The reforms included the flota­tion of the Egyptian pound, a sig­nificant slashing of fuel, water and electricity subsidies and raising taxes on non-essential imports.

The flotation of the pound, made to eradicate a rampant foreign cur­rency parallel market, caused the national currency to lose most of its value, leading to an unprecedented surge in commodity prices.

Cutting fuel subsidies raised the cost of transport and consequently the price of commodities in the market. These decisions prompted a backlash from the public but the rise in foreign currency reserves shows the measures paid off.

The slashing of the subsidies and the pound flotation reduced the budget deficit 10.9% by the end of the 2016-17 fiscal year, which ended in June, compared to 12.5% in the previous fiscal year, state figures indicated.

The economic growth rate rose to 4.9%, compared to 4.5% in the cor­responding period of the previous fiscal year.

Egypt’s exports rose 8% in the first half of 2017, reaching $11.1 bil­lion, compared to $10.3 billion in the first half of 2016, Foreign Trade Minister Tarek Qabil said. Imports fell 30% in the first half of 2017, reaching $24 billion, he said.

Those improvements boosted confidence in the economy, espe­cially among entrepreneurs and businessmen looking for invest­ment opportunities.

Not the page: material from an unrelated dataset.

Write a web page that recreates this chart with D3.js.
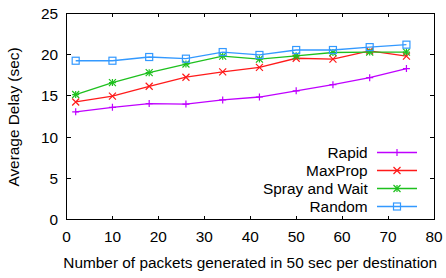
<!DOCTYPE html>
<html>
<head>
<meta charset="utf-8">
<script src="https://cdn.jsdelivr.net/npm/d3@7"></script>
<style>
  body { margin: 0; background: #fff; }
  text { font-family: "Liberation Sans", Arial, sans-serif; fill: #000; }
</style>
</head>
<body>
<div id="chart"></div>
<script>
// data
const packets = [2, 10, 18, 26, 34, 42, 50, 58, 66, 74];
const rapid   = [13.05, 13.6, 14.05, 14.0, 14.5, 14.85, 15.6, 16.35, 17.2, 18.3];
const maxprop = [14.25, 14.95, 16.15, 17.25, 17.9, 18.45, 19.55, 19.45, 20.45, 19.8];
const spray   = [15.15, 16.6, 17.8, 18.85, 19.8, 19.45, 19.85, 20.25, 20.3, 20.3];
const random  = [19.25, 19.25, 19.7, 19.5, 20.3, 19.95, 20.55, 20.55, 20.9, 21.2];
const seriesNames = ["Rapid", "MaxProp", "Spray and Wait", "Random"];
const xTicks = [0, 10, 20, 30, 40, 50, 60, 70, 80];
const yTicks = [0, 5, 10, 15, 20, 25];

const series = [
    { name: seriesNames[0], values: rapid,   color: "#bf00ff", mark: "plus" },
    { name: seriesNames[1], values: maxprop, color: "#ff1a1a", mark: "cross" },
    { name: seriesNames[2], values: spray,   color: "#1ec01e", mark: "star" },
    { name: seriesNames[3], values: random,  color: "#3399ff", mark: "square" }
];

var w = 446, h = 278;
// plot box edges (window.top is reserved, so use a margin object)
var box = { left: 66.5, right: 434, top: 13.3, bottom: 219.5 };
var fs = "15.4px";

var svg = d3.select("#chart").append("svg")
    .attr("width", w)
    .attr("height", h);

var x = d3.scaleLinear().domain([0, 80]).range([box.left, box.right]);
var y = d3.scaleLinear().domain([0, 25]).range([box.bottom, box.top]);

// frame and inward ticks on all four sides
var tl = 4;
var axes = svg.append("g").attr("stroke", "#000").attr("stroke-width", 1).attr("shape-rendering", "crispEdges");
axes.append("rect")
    .attr("x", box.left).attr("y", box.top)
    .attr("width", box.right - box.left).attr("height", box.bottom - box.top)
    .attr("fill", "none");
xTicks.forEach(t => {
    axes.append("line").attr("x1", x(t)).attr("x2", x(t)).attr("y1", box.bottom).attr("y2", box.bottom - tl);
    axes.append("line").attr("x1", x(t)).attr("x2", x(t)).attr("y1", box.top).attr("y2", box.top + tl);
});
yTicks.forEach(t => {
    axes.append("line").attr("x1", box.left).attr("x2", box.left + tl).attr("y1", y(t)).attr("y2", y(t));
    axes.append("line").attr("x1", box.right).attr("x2", box.right - tl).attr("y1", y(t)).attr("y2", y(t));
});

// tick labels
svg.append("g").selectAll("text")
    .data(xTicks).join("text")
    .attr("x", d => x(d))
    .attr("y", 242)
    .attr("text-anchor", "middle")
    .style("font-size", fs)
    .text(d => d);

svg.append("g").selectAll("text")
    .data(yTicks).join("text")
    .attr("x", 58)
    .attr("y", d => y(d) + 5.5)
    .attr("text-anchor", "end")
    .style("font-size", fs)
    .text(d => d);

// axis titles
svg.append("text")
    .attr("x", (box.left + box.right) / 2)
    .attr("y", 268)
    .attr("text-anchor", "middle")
    .style("font-size", fs)
    .text("Number of packets generated in 50 sec per destination");

svg.append("text")
    .attr("transform", "translate(19,117) rotate(-90)")
    .attr("text-anchor", "middle")
    .style("font-size", fs)
    .text("Average Delay (sec)");

// marker drawing
function drawMark(g, kind, cx, cy, color) {
    var s = 3.5;
    if (kind === "plus" || kind === "star") {
        g.append("path")
            .attr("d", `M${cx - s},${cy}H${cx + s}M${cx},${cy - s}V${cy + s}`)
            .attr("stroke", color).attr("stroke-width", 1.2).attr("fill", "none");
    }
    if (kind === "cross" || kind === "star") {
        g.append("path")
            .attr("d", `M${cx - s},${cy - s}L${cx + s},${cy + s}M${cx - s},${cy + s}L${cx + s},${cy - s}`)
            .attr("stroke", color).attr("stroke-width", 1.2).attr("fill", "none");
    }
    if (kind === "square") {
        g.append("rect")
            .attr("x", cx - s).attr("y", cy - s)
            .attr("width", 2 * s).attr("height", 2 * s)
            .attr("stroke", color).attr("stroke-width", 1.2).attr("fill", "none");
    }
}

var line = d3.line()
    .x((d, i) => x(packets[i]))
    .y(d => y(d));

series.forEach(s => {
    var g = svg.append("g");
    g.append("path")
        .attr("d", line(s.values))
        .attr("fill", "none")
        .attr("stroke", s.color)
        .attr("stroke-width", 1.3);
    s.values.forEach((v, i) => drawMark(g, s.mark, x(packets[i]), y(v), s.color));
});

// legend
series.forEach((s, i) => {
    var ly = 152.5 + i * 18;
    var g = svg.append("g");
    g.append("text")
        .attr("x", 367.7)
        .attr("y", ly + 5.5)
        .attr("text-anchor", "end")
        .style("font-size", fs)
        .text(s.name);
    g.append("line")
        .attr("x1", 377).attr("x2", 417)
        .attr("y1", ly).attr("y2", ly)
        .attr("stroke", s.color).attr("stroke-width", 1.3);
    drawMark(g, s.mark, 397, ly, s.color);
});
</script>
</body>
</html>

“Improving economic indica­tors will inevitably reflect on the total volume of investments,” said Sherine el-Shawarby, a former as­sistant finance minister and a pro­fessor of economics at Cairo Uni­versity. “Countries with strong and promising economies are the ones investors always look for.”

Egypt has revamped its invest­ment laws with an eye on procuring investments from other countries, especially oil-rich Gulf states with whom the Egyptian leadership en­joys strong ties.

In the 2016-17 fiscal year, Egypt received $8.7 billion in foreign di­rect investments compared to $6.9 billion in the previous fiscal year, the Investment Ministry said. In­vestment Minister Sahar Nasr said she expected Egypt to receive $10 billion in foreign direct investments in the fiscal year that began July 1.

Egypt still needs to translate those indicators into better stand­ards of living for its people, econo­mists said. This can only be done by reining in runaway commodity prices and bringing inflation down.

Commodity prices have risen al­most 200% since the pound flota­tion in November and core inflation was 31.95% in June, compared to 30.6% a month earlier.

“This very high inflation rate eats away at people’s income and makes most of them incapable of satisfying their basic needs,” Idrisi said. “This opens the door for an increase in the number of the poor, which can have serious social and security implications.”

Hassan Abdel Zaher is a Cairo-based contributor to The Arab Weekly.